Donors play an important role. “Through this fund, hundreds of donors have helped the House offer deep, life-changing experiences. For over 100 years, Hart House has been helping students find their place in communities that sustain them, often for a lifetime,” says Peter Wambera, Associate Director of Advancement. “It’s critical that the House meet the needs of the current generation … and that’s exactly what this fund does.”  

The Fund also allows the House to connect with more individuals from underrepresented populations who might not assume there’s a place for them at Hart House.    

Spotlight on Four Initiatives Supported by the Innovation Fund



The Brotherhood of Ethnic Excellence (BEE) youth advisory program, part of Community Access & Outreach, is a stellar example of the impact of the Innovation Fund. In partnership with several Toronto District School Board high schools, BEE provides transformative learning, leadership skill development and mentorship for Black male-identifying students in Grades 9 to 12.

BEE cave walk at Hart House Farm

In 2023, BEE worked with Oakwood Collegiate Institute and Central Technical School, and hosted several events including a trip to the Hart House Farm.

Hart House student staff testimonials speak to BEE’s impact:

  • “Being part of BEE brought me into a community of Black men who genuinely want to see the next generation of Black youth thrive. Every staff member was so inspiring, and dedicated to doing what was best for youth.”
  • “I can wholeheartedly say that this program played an integral role in helping me confront the challenges and intricacies of being a Black man – but more importantly helped me feel confident that the challenges and obstacles, though present, are not roadblocks.”
  • “BEE was successful because of the community aspect. As we built relationships, we empowered the youth to be the best versions of themselves.”

Hart House Black Futures Barbershop

Another example of impact is from Hart House Black Futures, a series of programs using the lens of Afrofuturism to explore and present arts, dialogue and well-being. Part of Black Futures, the Barbershop drop-in was bi-weekly services running from September to November for Afro-textured hair. Barbershop was also part of the Black Hair Fair that took place during Orientation Week at U of T, in partnership with the Black Hub.

Barbershop offered bi-weekly services for Afro-textured hair.

Hosted in the Hart House Map Room, with campus and community partners, including the Village Barbershop, the National Society of Black Engineers: U of T Chapter, University of Toronto Students’ Union, Black Students’ Association and Black Student Engagement, Barbershop offered services from fresh trims and healthy tresses to fly beats, eats and comfy seats.

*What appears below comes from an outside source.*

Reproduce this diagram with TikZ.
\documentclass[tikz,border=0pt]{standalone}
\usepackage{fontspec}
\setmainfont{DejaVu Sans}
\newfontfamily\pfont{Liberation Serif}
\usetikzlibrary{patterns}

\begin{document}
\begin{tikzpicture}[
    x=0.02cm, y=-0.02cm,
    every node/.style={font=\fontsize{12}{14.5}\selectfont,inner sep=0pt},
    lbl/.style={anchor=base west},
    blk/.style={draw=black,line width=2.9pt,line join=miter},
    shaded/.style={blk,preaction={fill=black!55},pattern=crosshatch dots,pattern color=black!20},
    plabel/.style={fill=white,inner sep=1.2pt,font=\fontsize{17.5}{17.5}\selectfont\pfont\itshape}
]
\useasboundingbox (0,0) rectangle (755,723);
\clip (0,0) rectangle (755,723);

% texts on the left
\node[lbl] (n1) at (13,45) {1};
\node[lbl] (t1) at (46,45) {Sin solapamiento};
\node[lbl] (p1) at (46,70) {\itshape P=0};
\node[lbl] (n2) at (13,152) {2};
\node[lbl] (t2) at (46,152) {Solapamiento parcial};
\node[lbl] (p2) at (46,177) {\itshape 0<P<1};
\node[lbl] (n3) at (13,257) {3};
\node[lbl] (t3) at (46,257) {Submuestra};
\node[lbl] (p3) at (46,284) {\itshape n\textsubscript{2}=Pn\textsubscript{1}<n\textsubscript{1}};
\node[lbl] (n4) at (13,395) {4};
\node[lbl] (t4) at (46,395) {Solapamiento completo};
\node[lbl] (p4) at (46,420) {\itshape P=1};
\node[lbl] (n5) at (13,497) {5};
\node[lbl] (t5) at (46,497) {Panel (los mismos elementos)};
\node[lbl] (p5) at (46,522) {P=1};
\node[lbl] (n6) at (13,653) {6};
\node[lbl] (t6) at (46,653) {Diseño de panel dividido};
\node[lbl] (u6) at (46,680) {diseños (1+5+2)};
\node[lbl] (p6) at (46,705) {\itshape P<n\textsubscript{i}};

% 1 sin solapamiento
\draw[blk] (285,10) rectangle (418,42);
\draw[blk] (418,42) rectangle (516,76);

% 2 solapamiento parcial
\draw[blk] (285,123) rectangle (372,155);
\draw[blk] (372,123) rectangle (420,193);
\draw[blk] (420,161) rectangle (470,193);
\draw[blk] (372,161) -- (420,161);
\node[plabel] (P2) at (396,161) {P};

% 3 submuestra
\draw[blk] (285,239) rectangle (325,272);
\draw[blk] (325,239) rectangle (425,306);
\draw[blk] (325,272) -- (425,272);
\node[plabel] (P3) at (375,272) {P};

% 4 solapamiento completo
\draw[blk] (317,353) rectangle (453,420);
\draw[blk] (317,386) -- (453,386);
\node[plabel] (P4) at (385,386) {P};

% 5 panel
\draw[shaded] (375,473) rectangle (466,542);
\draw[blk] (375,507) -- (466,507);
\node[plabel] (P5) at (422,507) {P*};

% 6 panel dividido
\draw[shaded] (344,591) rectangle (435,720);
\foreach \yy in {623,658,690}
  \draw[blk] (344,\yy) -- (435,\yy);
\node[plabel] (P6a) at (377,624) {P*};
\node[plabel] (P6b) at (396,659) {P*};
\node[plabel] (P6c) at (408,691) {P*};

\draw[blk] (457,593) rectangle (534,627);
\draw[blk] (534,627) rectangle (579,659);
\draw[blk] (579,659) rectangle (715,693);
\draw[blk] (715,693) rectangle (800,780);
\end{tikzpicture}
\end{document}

Community Connector, Hip Hop Education, marcus singleton, aka iomos marad, was the special guest host. “I love building community,” he said. “Engaging with people, being in conversation with them. How’re you doing? How’re you feeling? I like getting to know people and what they're going through. As human beings, we need that interaction. Hart House is about connecting communities and connecting students.”

Hip Hop’s 50th Birthday

Another example of the impact is the special programming around Hip Hop’s 50th anniversary. This autumn, Hip Hop was applauded in a series of events at Hart House, York University and Toronto Metropolitan University.  In fact, Hip Hop’s 50th birthday party, “We Do It for the Culture: A Hip Hop at 50 Event Series,” spanned months. From September to December (November being Hip Hop History Month), Hart House co-presented a novel, multi-part series with The Urban at York University and Roots Rhymes Collective.

Hip Hop at 50

The series acknowledged Hip Hop’s influence and contributions to culture, education and pedagogy, business and branding, and the collection of oral and archival histories. Marco Adamović, Learning and Community coordinator, elaborated: “The series focused on how Hip Hop culture began as a trans-local phenomenon and has since become a global expression of culture, social activism, commerce, community building and storytelling.”

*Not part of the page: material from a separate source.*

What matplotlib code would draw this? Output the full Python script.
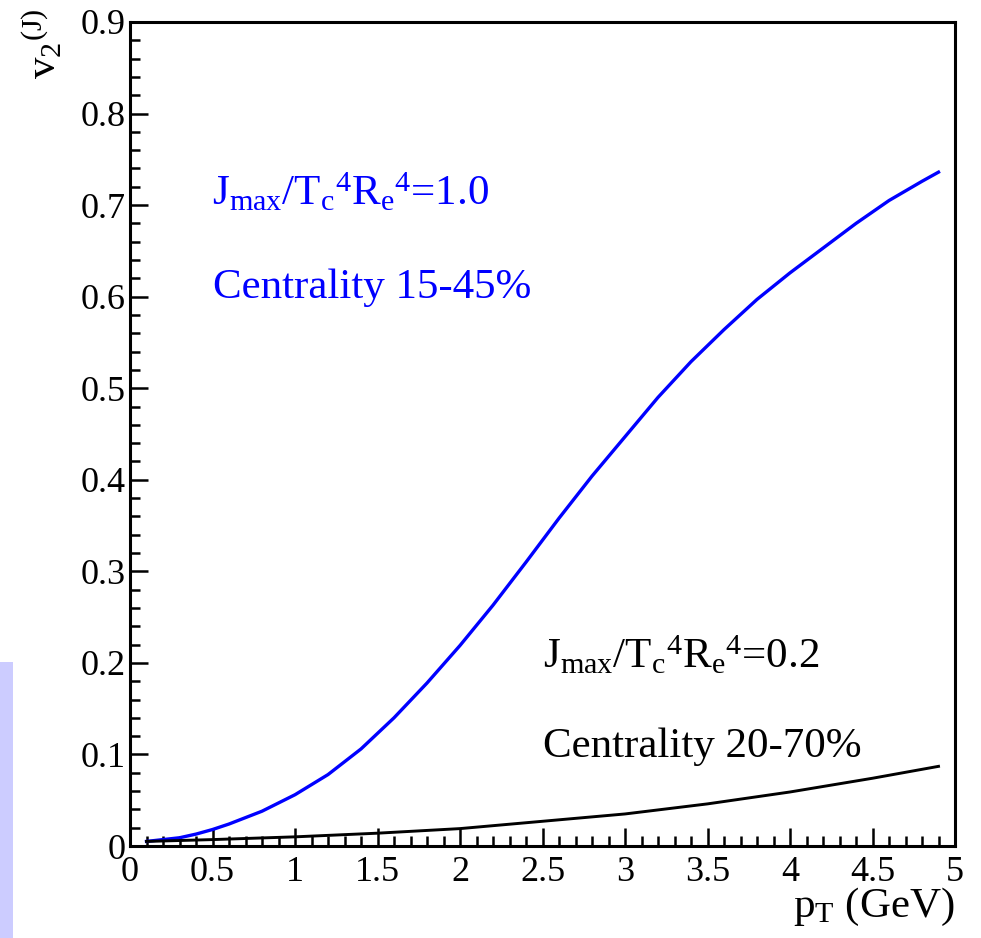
import matplotlib
matplotlib.use('Agg')
import matplotlib.pyplot as plt
from matplotlib.patches import Rectangle
from matplotlib.ticker import MultipleLocator

# pT grid and v2 values for the two parameter sets
pt_blue = [0.1, 0.2, 0.3, 0.4, 0.5, 0.6, 0.7, 0.8, 0.9, 1.0, 1.2, 1.4, 1.6, 1.8,
           2.0, 2.2, 2.4, 2.6, 2.8, 3.0, 3.2, 3.4, 3.6, 3.8, 4.0, 4.2, 4.4, 4.6,
           4.8, 4.9]
v2_blue = [0.005, 0.007, 0.009, 0.013, 0.018, 0.024, 0.031, 0.038, 0.047, 0.056,
           0.078, 0.106, 0.140, 0.178, 0.219, 0.263, 0.310, 0.358, 0.404, 0.447,
           0.490, 0.529, 0.564, 0.597, 0.626, 0.653, 0.680, 0.705, 0.726, 0.736]

pt_black = [0.1, 0.5, 1.0, 1.5, 2.0, 2.5, 3.0, 3.5, 4.0, 4.5, 4.9]
v2_black = [0.005, 0.007, 0.010, 0.014, 0.019, 0.027, 0.035, 0.046, 0.059, 0.074, 0.087]

plt.rcParams['font.family'] = ['Liberation Serif', 'DejaVu Serif']
plt.rcParams['mathtext.fontset'] = 'custom'
plt.rcParams['mathtext.rm'] = 'Liberation Serif'
plt.rcParams['mathtext.it'] = 'Liberation Serif:italic'

W, H = 981, 938
fig = plt.figure(figsize=(W / 100, H / 100), dpi=100)
ax = fig.add_axes([130 / W, (H - 846) / H, 825 / W, 824 / H])

ax.plot(pt_blue, v2_blue, color='#0000ff', lw=2.4)
ax.plot(pt_black, v2_black, color='black', lw=2.1)

ax.set_xlim(0, 5)
ax.set_ylim(0, 0.9)
ax.xaxis.set_major_locator(MultipleLocator(0.5))
ax.xaxis.set_minor_locator(MultipleLocator(0.1))
ax.yaxis.set_major_locator(MultipleLocator(0.1))
ax.yaxis.set_minor_locator(MultipleLocator(0.02))
ax.xaxis.set_major_formatter(plt.FuncFormatter(lambda v, p: f'{v:g}'))
ax.yaxis.set_major_formatter(plt.FuncFormatter(lambda v, p: f'{v:g}'))

ax.tick_params(which='both', direction='in', top=False, right=False, width=1.8,
               labelsize=26, colors='black')
ax.tick_params(which='major', length=13)
ax.tick_params(which='minor', length=7)
ax.tick_params(axis='x', pad=7)
ax.tick_params(axis='y', pad=3)
for s in ax.spines.values():
    s.set_linewidth(2.2)

# axis titles, ROOT style at the corners
fig.text(955 / W, 1 - 917 / H, r'p$_{\mathrm{T}}$ (GeV)', ha='right', va='baseline', fontsize=31)
fig.text(64 / W, 1 - 8 / H, r'v$_{2}$$^{\mathrm{(J)}}$', rotation=90, ha='right', va='top', fontsize=31)

fig.text(212 / W, 1 - 205 / H,
         r'J$_{\mathrm{max}}$/T$_{\mathrm{c}}$$^{4}$R$_{\mathrm{e}}$$^{4}$=1.0',
         color='#0000ff', fontsize=31, va='baseline')
fig.text(213 / W, 1 - 298 / H, 'Centrality 15-45%', color='#0000ff', fontsize=31, va='baseline')
fig.text(543 / W, 1 - 668 / H,
         r'J$_{\mathrm{max}}$/T$_{\mathrm{c}}$$^{4}$R$_{\mathrm{e}}$$^{4}$=0.2',
         color='black', fontsize=31, va='baseline')
fig.text(543 / W, 1 - 757 / H, 'Centrality 20-70%', color='black', fontsize=31, va='baseline')

# lavender strip at the lower left edge
fig.patches.append(Rectangle((0, 0), 13 / W, (H - 662) / H, transform=fig.transFigure,
                             facecolor='#ccccff', edgecolor='none', figure=fig))

fig.savefig('out.png', dpi=100)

Marco was part of the organizing team, which also included marcus singleton, aka iomos marad; Dr. Francesca D’Amico-Cuthbert, Hip Hop educator and program associate at Hart House; Dr. Rhonda C. George, postdoctoral researcher, McMaster University; Michele Geister, creator and producer of MuchMusic’s RapCity; and Jeff ‘Spade’ Duke, owner of Treehouse Records.

Maamawi: Tattoo Gathering 2023

A partnered event on October 20, Maamawi: Tattoo Gathering 2023, is another example of impact. The event was open to the public, but the primary audience for the tattoos was Indigenous youth 18 to 29 years of age. Three hundred people attended the event and 110+ Indigenous students and youth community members received tattoos. 

Getting a tattoo in the Great Hall. Photo credit: Matthew Volpe

“This gathering is about love, healing and connection,” said Justin Moore, supervisor, Youth Engagement at the Native Youth Resource Centre, Native Child and Family Services of Toronto. He worked with Hart House and First Nations House, planning this event. 

“Maamawi is an Anishinaabeg word that means together. That’s the spirit of the event,” he explained. “It's about bringing community together to honour our ancestors and our traditional practices. It's also about providing opportunity for our youth to practice ceremony and to hold space for healing.”

Justin described what made this event so special. “When we gather tattoo artists from across the city, across the province and across Turtle Island, we provide the youth with a unique opportunity to access culture in a way that maybe they don't have readily available to them.”